To give a sense of how these different tools perform on this particular task, for this particular struture of dataset:

Tool | Size of dataset | Time: MAF | Time: logistic regression |
---|---|---|---|

PLINK, PED file | 80M | 14.6s | 1m15s |

PLINK, BED file | 12.5M | 3.7s | 50.8s |

PSEQ | 33M | 14.1s | 1m33s |

R and PLINK/SEQ | 33M | 31s | 1hr12m |

**Note**: the MAF column means that we simply
calculate the MAF for every variant; the logistic function is the
analysis described above, including two covariates, for every variant
in this example dataset.

Some limited conclusions that can be drawn from this particular
comparison: 1) as noted above, PSEQ is generally a little slower than
PLINK for basic GWAS analysis, i.e. the price paid for greater
scalability and extensibility; 2) the logistic regression analysis in
R is particuarly slow, although this reflects the particular
`glm()` function. That is, in this particular example, the
price paid for getting data from a PLINK/SEQ project into R, *per
se* is about the same as the cost of initially reading the data
into PSEQ -- i.e. the simple MAF function in R only takes twice as
long as PSEQ. As mentioned above, for certain purposes,
e.g. prototyping new methods, this will not be an issue.

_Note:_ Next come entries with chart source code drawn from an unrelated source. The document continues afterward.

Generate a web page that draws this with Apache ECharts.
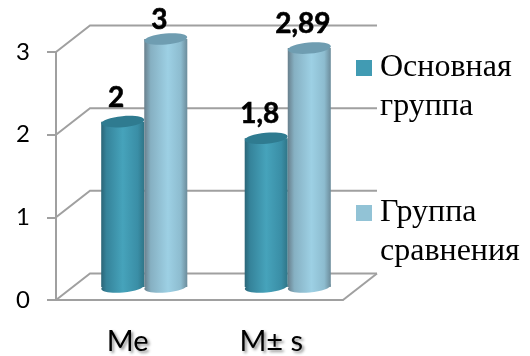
<!DOCTYPE html>
<html>
<head>
<meta charset="utf-8">
<style>html,body{margin:0;padding:0;background:#fff}#chart{width:530px;height:356px}</style>
<script src="https://cdn.jsdelivr.net/npm/echarts@6/dist/echarts.min.js"></script>
</head>
<body>
<div id="chart"></div>
<script>
// Chart values
const categories = ['Me', 'M± s'];
const mainGroup = [2, 1.8];
const comparisonGroup = [3, 2.89];
const yTicks = [0, 1, 2, 3];
const seriesNames = ['Основная группа', 'Группа сравнения'];

// Pseudo-3D look: how far the back wall sits behind the axis plane
const DEPTH_X = 34, DEPTH_Y = 26.5;
const BAR_SHIFT_X = 16.5, BAR_SHIFT_Y = 13;
const WALL = '#a0a0a0';

const palettes = [
  { legend: '#419bb3', top: '#2f7b90',
    body: [[0, '#2b6577'], [0.12, '#35839a'], [0.5, '#46a3bb'], [0.85, '#3a8ea6'], [1, '#2f7587']] },
  { legend: '#92c3d6', top: '#6f9db1',
    body: [[0, '#687f8c'], [0.15, '#86b0c2'], [0.55, '#9dd0e4'], [0.85, '#8dbccf'], [1, '#6c8c9b']] }
];

const decimalComma = v => String(v).replace('.', ',');

// Shaded cylinder standing on the floor, with its value above it
function cylinder(seriesPos) {
  const palette = palettes[seriesPos];
  return function (params, api) {
    const cat = api.value(0), val = api.value(1);
    const width = api.size([1, 0])[0] * 0.3;
    const foot = api.coord([cat, 0]);
    const head = api.coord([cat, val]);
    const groupMid = foot[0] + BAR_SHIFT_X;
    const cx = groupMid + (seriesPos === 0 ? -width / 2 : width / 2);
    const yBase = foot[1] - BAR_SHIFT_Y, yTop = head[1] - BAR_SHIFT_Y;
    const fill = new echarts.graphic.LinearGradient(0, 0, 1, 0,
      palette.body.map(s => ({ offset: s[0], color: s[1] })));
    const rx = width / 2, ry = 5.5, tilt = 0.09;
    return {
      type: 'group',
      children: [
        { type: 'ellipse', shape: { cx: cx, cy: yBase, rx: rx, ry: ry },
          rotation: tilt, originX: cx, originY: yBase, style: { fill: fill } },
        { type: 'rect', shape: { x: cx - rx, y: yTop, width: width, height: yBase - yTop },
          style: { fill: fill } },
        { type: 'ellipse', shape: { cx: cx, cy: yTop, rx: rx, ry: ry },
          rotation: tilt, originX: cx, originY: yTop, style: { fill: palette.top } },
        { type: 'text', z2: 50,
          style: {
            text: decimalComma(val), x: cx - 6.5, y: Math.max(20, yTop - 24),
            fill: '#000', stroke: '#000', lineWidth: 0.6,
            align: 'center', verticalAlign: 'middle',
            font: 'bold 28px Lato, "Open Sans", sans-serif'
          } }
      ]
    };
  };
}

// Side wall, back wall and floor lines drawn for each value tick
function wallLine(params, api) {
  const val = api.value(0);
  const rect = params.coordSys;
  const y = api.coord([0, val])[1];
  const x0 = rect.x, x1 = rect.x + rect.width;
  const style = { stroke: WALL, lineWidth: 2, fill: 'none' };
  const children = [{
    type: 'polyline',
    shape: { points: [[x0, y], [x0 + DEPTH_X, y - DEPTH_Y], [x1 + DEPTH_X, y - DEPTH_Y]] },
    style: style
  }];
  if (val === 0) {
    children.push({
      type: 'polyline',
      shape: { points: [[x1, y], [x1 + DEPTH_X, y - DEPTH_Y]] },
      style: style
    });
  }
  return { type: 'group', children: children };
}

const chart = echarts.init(document.getElementById('chart'), null, { renderer: 'canvas' });
chart.setOption({
  animation: false,
  backgroundColor: '#fff',
  grid: { left: 56, top: 52, width: 287, height: 248 },
  legend: {
    orient: 'vertical',
    left: 351,
    top: 4.5,
    itemWidth: 16,
    itemHeight: 16,
    itemGap: 28,
    selectedMode: false,
    icon: 'rect',
    formatter: name => ' \n' + name.replace(' ', '\n'),
    textStyle: {
      fontFamily: '"Liberation Serif", serif',
      fontSize: 32,
      lineHeight: 39,
      color: '#000',
      padding: [0, 0, 0, 3]
    },
    data: seriesNames.map((n, i) => ({ name: n, itemStyle: { color: palettes[i].legend } }))
  },
  xAxis: {
    type: 'category',
    data: categories,
    axisLine: { lineStyle: { color: WALL, width: 2 } },
    axisTick: { length: 10, lineStyle: { color: WALL, width: 2 } },
    axisLabel: {
      margin: 27,
      interval: 0,
      fontFamily: 'Lato, "Open Sans", sans-serif',
      fontSize: 29,
      color: '#000',
      textShadowColor: 'rgba(0,0,0,0.45)',
      textShadowBlur: 3,
      textShadowOffsetX: 2,
      textShadowOffsetY: 2
    }
  },
  yAxis: {
    type: 'value',
    min: 0,
    max: 3,
    interval: 1,
    splitLine: { show: false },
    axisLine: { show: true, lineStyle: { color: WALL, width: 2 } },
    axisTick: { show: true, length: 9, lineStyle: { color: WALL, width: 2 } },
    axisLabel: {
      margin: 26,
      fontFamily: 'Lato, "Open Sans", sans-serif',
      fontSize: 24,
      color: '#000'
    }
  },
  series: [
    {
      type: 'custom', name: 'walls', silent: true, z: 1,
      data: yTicks.map(v => [v]),
      encode: { y: 0 },
      renderItem: wallLine
    },
    {
      type: 'custom', name: seriesNames[0], z: 3,
      itemStyle: { color: palettes[0].legend },
      data: mainGroup.map((v, i) => [i, v]),
      encode: { x: 0, y: 1 },
      renderItem: cylinder(0)
    },
    {
      type: 'custom', name: seriesNames[1], z: 4,
      itemStyle: { color: palettes[1].legend },
      data: comparisonGroup.map((v, i) => [i, v]),
      encode: { x: 0, y: 1 },
      renderItem: cylinder(1)
    }
  ]
});
</script>
</body>
</html>
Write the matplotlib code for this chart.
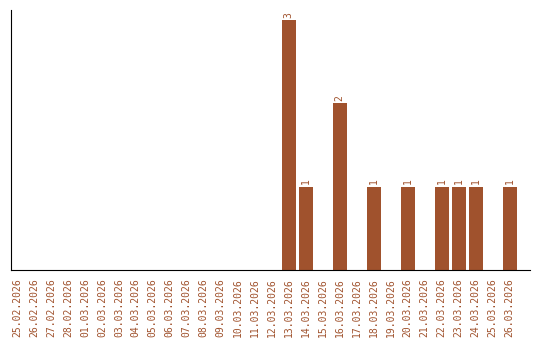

### Analysis of imputed GWAS data

In this example, we've directly loaded basic SNP data from a PLINK
binary-PED fileset. The `glm` command can be used with any
source of data, however, including VCFs. To base the PSEQ `glm` tests on
soft-called genotypes instead of the hard-calls in the `GT` field, you can add
one of the following options:

` --options postprobs=PP `

to indicate the presence of a tag in the `FORMAT` fields
called `PP` that contains genotype posterior probabilities;
alternatively,

` --options dosages=EC `

which can be set to point to dosages (expected counts) in the VCF to be used instead, e.g.

GT:EC 0/1:1.023 ./.:0.234 0/0:0.001

**Note:** These two options not available in current release.